You don't get to choose a class at the beginning of the game. You start as a level 3 fighter. However, you can change your class by speaking to certain people you meet during the game. For example, you can become a thief by speaking to a thief trainer.
You can only play one class at a time. If you switch to thief, you stop advancing as a fighter and you only gain experience and levels as a thief. But you can switch back to playing as a fighter at any time by speaking to a fighter trainer. In that case, you will stop advancing as a thief and start advancing as a fighter from where you left off. If for example you are a 5th level fighter with 25,000 XP and you switch to thief, your fighter class will become inactive and you can no longer wield weapons or wear other items that can't be used by thieves. When you switch back, you will be a 5th level fighter with 25,000 XP and you can no longer use your thief abilities like pickpocketing or hiding in shadows, but you will regain all your fighter abilities.
And sorry. You can only play as a fighter, mage or thief; no other classes are available.
When you level up, you gain a number of hit points depending on your class and level. The Nameless One also gains one stat point that can be added to any of his stats. Furthermore, a fighter gains one proficiency point for each three levels and a thief gains 20 thief skill points.
- Fighters gain 1-10 hit points until level 10, and 3 hit points from level 11 onwards.
- Thieves gain 1-6 hit points until level 10, and 2 hit points from level 11 onwards.
- Mages gain 1-4 hit points until level 10, and 1 hit point from level 11 onwards.
[There is an error in the manual regarding the number of hit points you get when leveling up – thanks to kmonster for his correction here!]
You only gain these hit points the first time you reach a new level in a class. If for example you play a fighter until level 6 and then switch to playing a thief, you will only gain one hit point per level until and including level 6. From level 7 onwards you will gain the usual 1-6 hit points.

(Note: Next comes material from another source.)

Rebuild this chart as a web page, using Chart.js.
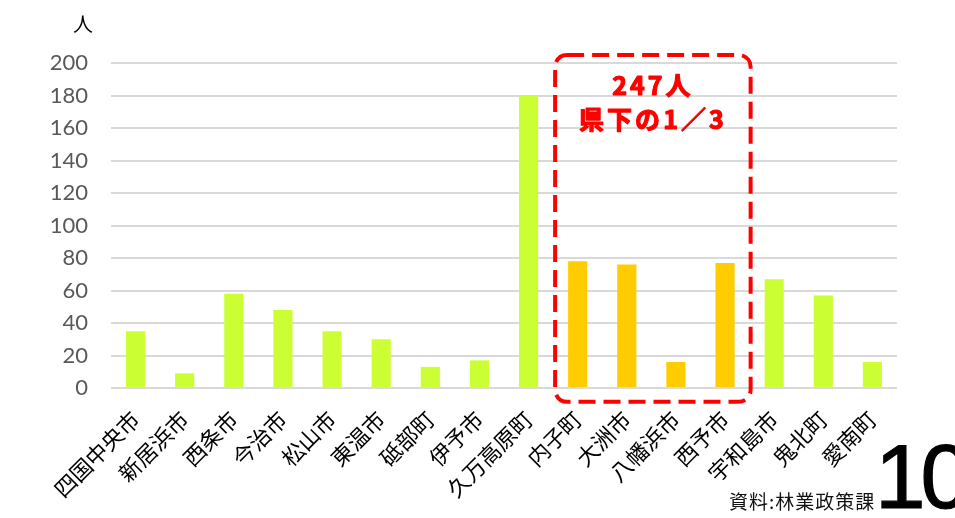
<!DOCTYPE html>
<html>
<head>
<meta charset="utf-8">
<script src="https://cdn.jsdelivr.net/npm/chart.js@4/dist/chart.umd.min.js"></script>
<style>
  html, body { margin: 0; padding: 0; background: #fff; }
  #wrap { position: relative; width: 955px; height: 518px; overflow: hidden; }
  #src { position: absolute; left: 729px; top: 487px; font: 19px "Noto Sans CJK JP"; color: #111; letter-spacing: 1px; white-space: nowrap; }
  #page { position: absolute; left: 875px; top: 431px; font: 91px "Liberation Sans"; line-height: 91px; color: #000; letter-spacing: -5px; white-space: nowrap; -webkit-text-stroke: 1.2px #000; }
</style>
</head>
<body>
<div id="wrap">
  <canvas id="chart" width="955" height="518"></canvas>
  <div id="src">資料:林業政策課</div>
  <div id="page">10</div>
</div>
<script>
// ----- data -----
const towns = ["四国中央市", "新居浜市", "西条市", "今治市", "松山市", "東温市", "砥部町", "伊予市",
  "久万高原町", "内子町", "大洲市", "八幡浜市", "西予市", "宇和島市", "鬼北町", "愛南町"];
const workers = [35, 9, 58, 48, 35, 30, 13, 17, 180, 78, 76, 16, 77, 67, 57, 16];
const highlighted = ["内子町", "大洲市", "八幡浜市", "西予市"];
const yTicks = [0, 20, 40, 60, 80, 100, 120, 140, 160, 180, 200];
const noteLines = ["247人", "県下の1／3"];

const GREEN = "#ccff33";
const ORANGE = "#ffcc00";

// ----- unit label + dashed box annotation -----
const annotate = {
  id: "annotate",
  afterDraw(chart) {
    const { ctx, scales: { x, y } } = chart;
    ctx.save();
    // unit
    ctx.fillStyle = "#000";
    ctx.font = '20px "Noto Sans CJK JP"';
    ctx.textAlign = "center";
    ctx.textBaseline = "middle";
    ctx.fillText("人", x.left - 28, 24);

    // dashed box round the highlighted towns
    const first = towns.indexOf(highlighted[0]);
    const last = towns.indexOf(highlighted[highlighted.length - 1]);
    const left = x.getPixelForValue(first - 0.5) + 2;
    const right = x.getPixelForValue(last + 0.5) + 1;
    const top = y.getPixelForValue(205);
    const bottom = y.getPixelForValue(-8.5);
    ctx.strokeStyle = "#ff0000";
    ctx.lineWidth = 4;
    ctx.setLineDash([17, 8]);
    ctx.beginPath();
    ctx.roundRect(left, top, right - left, bottom - top, 12);
    ctx.stroke();

    // note text, a bit heavier than plain bold
    ctx.setLineDash([]);
    ctx.fillStyle = "#ff0000";
    ctx.lineWidth = 1.2;
    ctx.lineJoin = "round";
    ctx.font = 'bold 25px "Noto Sans CJK JP"';
    ctx.letterSpacing = "3px";
    const cx = (left + right) / 2;
    [[noteLines[0], 186], [noteLines[1], 165]].forEach(([t, v]) => {
      ctx.fillText(t, cx, y.getPixelForValue(v));
      ctx.strokeText(t, cx, y.getPixelForValue(v));
    });
    ctx.restore();
  }
};

Chart.defaults.font.family = '"Noto Sans CJK JP", sans-serif';

new Chart(document.getElementById("chart"), {
  type: "bar",
  data: {
    labels: towns,
    datasets: [{
      data: workers,
      backgroundColor: towns.map(t => highlighted.includes(t) ? ORANGE : GREEN),
      barPercentage: 0.39,
      categoryPercentage: 1
    }]
  },
  options: {
    responsive: false,
    animation: false,
    layout: { padding: { top: 63, right: 58, left: 0, bottom: 0 } },
    plugins: { legend: { display: false }, tooltip: { enabled: false } },
    scales: {
      x: {
        grid: { display: false },
        border: { display: false },
        ticks: {
          color: "#000",
          font: { size: 22 },
          minRotation: 45,
          maxRotation: 45,
          padding: 10
        },
        afterFit(scale) { scale.height = 130; }
      },
      y: {
        min: 0,
        max: 200,
        afterBuildTicks(scale) { scale.ticks = yTicks.map(v => ({ value: v })); },
        grid: { color: "#d9d9d9", lineWidth: 2, drawTicks: false },
        border: { display: false },
        ticks: {
          color: "#595959",
          font: { family: "Lato", size: 22 },
          padding: 23
        },
        afterFit(scale) { scale.width = 111; }
      }
    }
  },
  plugins: [annotate]
});
</script>
</body>
</html>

You gain proficiency points when you reach level 3, 6, 9, etc. as a fighter or when you regain certain memories. But you can't use them as you gain them; you have to speak to one of the fighter trainers in the game to be trained in the weapon you want to improve your skills in. You can place up to five proficiency points in each weapon class – Fists, Knives, Clubs, Hammers and Axes – but not all fighter trainers can train you equally well. Also, if you want to place four proficiency points in any weapon class, you have to specialize as a fighter. If you want to place five proficiency points in a weapon class, you must double specialize as a fighter.
The first time you reach levels 7 and 12, you specialize in your current class, which will grant you certain benefits in that class. Please note that you can only specialize ONCE for each of these levels; if you reach level 7 and specialize as a fighter, you won't specialize as a mage if you become a 7th level mage later on. However, you can play on as a mage and specialize at level 12.
If you specialize in the same class at both level 7 and 12, you double specialize. Double specialization gives you a number of benefits; for example you can buy some pretty neat tattoos at Fell's Tattoo Parlor. A double specialized fighter can achieve grand mastery (five proficiency points) in any weapon class.
When you specialize at level 7 or 12, you gain the following stat bonuses:
- Fighter: +1 to Strength.
- Mage: +1 to Intelligence.
- Thief: +1 to Dexterity.
When you double specialize at level 12, you gain:
- Fighter: +1 to Strength, +1 to Constitution, +3 to Max HP.
- Mage: +2 to Intelligence, +1 to Wisdom, +5 to Lore skill.
- Thief: +2 to Dexterity, +1 to Luck.
You may wonder if there is no armor in the game. There isn't. Well, except for a very few special items for two of your NPCs. But there is no armor for The Nameless One and none for the other NPCs except what they come with. Fortunately, magical items more than make up for this lack of armor.